La elección del ministro de Economía Mario Centeno para presidir el Eurogrupo es un nuevo éxito internacional de Portugal, sumado a que el exprimer ministro Antonio Guterres ocupa la secretaria general de Naciones Unidas. Hasta hace poco Durao Barroso presidió la Comisión Europea y Vítor Constancio sigue como número dos del Banco Central Europeo. Es legítimo preguntarse por qué un país hermano que tiene menos de la cuarta parte de la población y del territorio de España obtiene tanto reconocimiento internacional.

O acaso valga decir, ¿por qué España obtiene tan poco? Javier Solana ocupó décadas atrás la secretaria general de la OTAN y Josep Borrell, Enrique Barón y José María Gil-Robles la presidencia del Parlamento Europeo. Pero eso ya acabó. Hay puestos ganados por portugueses a los que no ha tenido acceso un español. Tan cierto como que tras situar a Rodrigo Rato en la Gerencia del Fondo Monetario Internacional lo abandonó a los tres años sin explicación coherente.

Convendría abrir en la política actual un debate sobre esta realidad tan chocante entre el peso internacional de Portugal y el de España. ¿No será que Europa admira la forma en la que nuestro estimado vecino logró superar su crisis económica después de ser intervenido? ¿Tendrá que ver con la capacidad de los políticos portugueses de negociar y llegar a acuerdos, como demuestra el actual Gobierno del socialista Antonio Costas, en vez de esa inquina personal que recorre la política española? ¿No será que la exhibición de nuestros problemas internos, como el desgarro de Cataluña, perjudican internacionalmente, no solo la marca España y la marca Barcelona, sino también nuestras opciones de acceso a puestos preferentes de la política internacional?

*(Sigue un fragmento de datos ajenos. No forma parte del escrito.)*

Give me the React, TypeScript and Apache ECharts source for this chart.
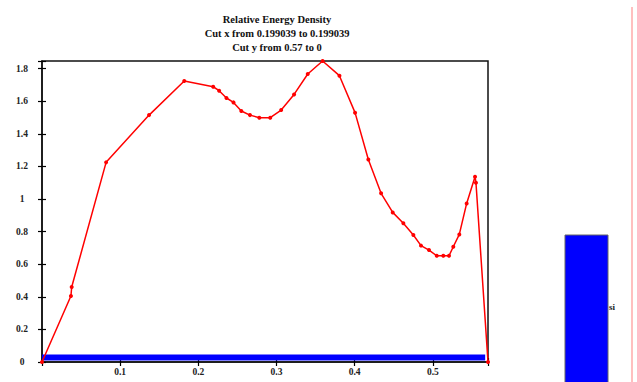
import React, { useEffect, useRef } from "react";
import * as echarts from "echarts";

// Relative energy density along the cut (x position, density)
const cutX = [
  0, 0.037, 0.038, 0.082, 0.137, 0.182, 0.219, 0.2266, 0.236, 0.245, 0.255,
  0.266, 0.278, 0.292, 0.306, 0.3225, 0.34, 0.359, 0.3805, 0.4005, 0.4175,
  0.4338, 0.4487, 0.4623, 0.4751, 0.4849, 0.4951, 0.505, 0.5134, 0.5207,
  0.5262, 0.5339, 0.5433, 0.554, 0.5552, 0.5706,
];
const density = [
  0, 0.405, 0.46, 1.225, 1.515, 1.724, 1.689, 1.665, 1.62, 1.593, 1.54,
  1.515, 1.499, 1.499, 1.546, 1.642, 1.767, 1.847, 1.757, 1.53, 1.243,
  1.035, 0.918, 0.851, 0.779, 0.714, 0.687, 0.652, 0.652, 0.652, 0.707,
  0.783, 0.973, 1.137, 1.1, 0,
];

// "si" band drawn along the floor of the plot
const siX = [0, 0.567];
const siLevel = [0.027, 0.027];

const xTickLabels = ["0.1", "0.2", "0.3", "0.4", "0.5"];
const yTickLabels = ["0", "0.2", "0.4", "0.6", "0.8", "1", "1.2", "1.4", "1.6", "1.8"];

const titleLines = [
  "Relative Energy Density",
  "Cut x from 0.199039 to 0.199039",
  "Cut y from 0.57 to 0",
];

const X_MIN = 0;
const X_MAX = 0.5706;
const Y_MIN = 0;
const Y_MAX = 1.847;

const SERIF = "'Liberation Serif', 'DejaVu Serif', serif";

function labelFor(list: string[], v: number): string {
  const hit = list.find((s) => Math.abs(parseFloat(s) - v) < 1e-6);
  return hit ?? "";
}

export default function App() {
  const ref = useRef<HTMLDivElement>(null);

  useEffect(() => {
    document.body.style.margin = "0";
    if (!ref.current) return;
    const chart = echarts.init(ref.current, null, { renderer: "svg" });

    const tickStyle = { inside: true, length: 4, lineStyle: { color: "#000", width: 1.2 } };
    const labelStyle = {
      fontFamily: SERIF,
      fontWeight: "bold" as const,
      fontSize: 9.5,
      color: "#222",
    };

    chart.setOption({
      animation: false,
      backgroundColor: "#fff",
      title: {
        text: titleLines.join("\n"),
        left: 272,
        top: 7,
        textAlign: "center",
        textStyle: {
          fontFamily: SERIF,
          fontWeight: "bold",
          fontSize: 10.5,
          lineHeight: 14,
          color: "#111",
        },
      },
      grid: {
        left: 42,
        right: 149,
        top: 61,
        bottom: 20,
        show: true,
        borderColor: "#111",
        borderWidth: 1.5,
        backgroundColor: "transparent",
      },
      xAxis: [
        {
          type: "value",
          min: X_MIN,
          max: X_MAX,
          interval: 0.1,
          position: "bottom",
          axisLine: { show: true, lineStyle: { color: "#111", width: 1.5 } },
          axisTick: tickStyle,
          splitLine: { show: false },
          axisLabel: {
            ...labelStyle,
            margin: 5,
            formatter: (v: number) => labelFor(xTickLabels, v),
          },
        },
        {
          type: "value",
          min: X_MIN,
          max: X_MAX,
          interval: 0.1,
          position: "top",
          axisLine: { show: false },
          axisTick: tickStyle,
          splitLine: { show: false },
          axisLabel: { show: false },
        },
      ],
      yAxis: [
        {
          type: "value",
          min: Y_MIN,
          max: Y_MAX,
          interval: 0.2,
          position: "left",
          axisLine: { show: true, lineStyle: { color: "#111", width: 1.5 } },
          axisTick: tickStyle,
          splitLine: { show: false },
          axisLabel: {
            ...labelStyle,
            align: "center",
            margin: 20,
            formatter: (v: number) => labelFor(yTickLabels, v),
          },
        },
        {
          type: "value",
          min: Y_MIN,
          max: Y_MAX,
          interval: 0.2,
          position: "right",
          axisLine: { show: false },
          axisTick: tickStyle,
          splitLine: { show: false },
          axisLabel: { show: false },
        },
      ],
      series: [
        {
          name: "si",
          type: "line",
          data: siX.map((x, i) => [x, siLevel[i]]),
          showSymbol: false,
          lineStyle: { color: "#0000ff", width: 6, cap: "butt" },
          z: 1,
        },
        {
          name: "Relative Energy Density",
          type: "line",
          data: cutX.map((x, i) => [x, density[i]]),
          symbol: "circle",
          symbolSize: 4,
          itemStyle: { color: "#ff0000" },
          lineStyle: { color: "#ff0000", width: 1.5 },
          clip: false,
          z: 3,
        },
      ],
      graphic: [
        {
          type: "rect",
          shape: { x: 565, y: 235, width: 43, height: 150 },
          style: { fill: "#0000ff", stroke: "#666", lineWidth: 1 },
        },
        {
          type: "text",
          x: 609,
          y: 307,
          style: {
            text: "si",
            font: `bold 9px ${SERIF}`,
            fill: "#222",
            verticalAlign: "middle",
          },
        },
        {
          type: "line",
          shape: { x1: 632, y1: 7, x2: 632, y2: 382 },
          style: { stroke: "#ffaaaa", lineWidth: 1.5 },
        },
      ],
    });

    return () => chart.dispose();
  }, []);

  return (
    <div
      ref={ref}
      style={{ position: "absolute", left: 0, top: 0, width: 637, height: 382 }}
    />
  );
}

Convendría saberlo. Las noticias de España en Europa y en América últimamente solo se relacionan con la crisis catalana. Y las funciones diarias de Carles Puigdemont en Bruselas, renovando el espectáculo, garantizan los titulares. Hasta el día 21 de diciembre, fecha electoral, tenemos ración catalana asegurada y, si las encuestas aciertan en lo que pronostican, vamos a una ingobernabilidad que alargará la crisis.

Es verdad que los sondeos no suelen acertar, entre otras cosas, porque los encuestados mienten, o sufren de amnesia. Si en las elecciones de 2015 votó en Cataluña al Partido Popular el 8,5% del electorado es extraño que solo la cuarta parte lo recuerde. Definitivamente hay mucho voto oculto. Por si acaso, Rajoy ha intensificado su presencia en Cataluña porque teme un efecto ´voto útil´ constitucionalista en favor solo de Ciudadanos y PSC. La batalla entre estas dos formaciones por ganar votos en el antiguo ´cinturón rojo´ de Barcelona, que Inés Arrimadas quiere transformar en ´cinturón naranja´, es uno de los epicentros de la campaña. Ha sorprendido que el exprimer ministro socialista francés, Manuel Valls, nacido en Barcelona, haya optado por apoyar a Ciudadanos, en un acto del próximo fin de semana con Mario Vargas Llosa, en vez de apoyar al PSC cómo se había anunciado. A distancia se intuye el efecto Macron. Valls quiso entrar en las listas del nuevo presidente francés, quien no le abrió las puertas pero le favoreció su reelección al no presentarle un candidato enfrente en el distrito por el que Valls es elegido desde hace años.

Entretanto, crecen las tensiones en el bloque independentista. Puigdemont considera que, si hay mayoría suficiente, él debe seguir presidiendo la Generalitat y Esquerra Republicana le niega ese privilegio de antemano.

Es todo muy sobrenatural. El expresidente huido se cree llamado a ese puesto por alguna indicación divina y Oriol Junqueras desde la cárcel envía misivas que reiteran el «somos buena gente», como si la campaña fuera de eso.

Máxima tensión con el candidato Xavier Doménech (Colau-Iglesias) mostrando la llave del nuevo Gobierno. Ojo, porque esa pieza puede ser una llave, o una espoleta para alguna formación y sus dirigentes. A cubierto.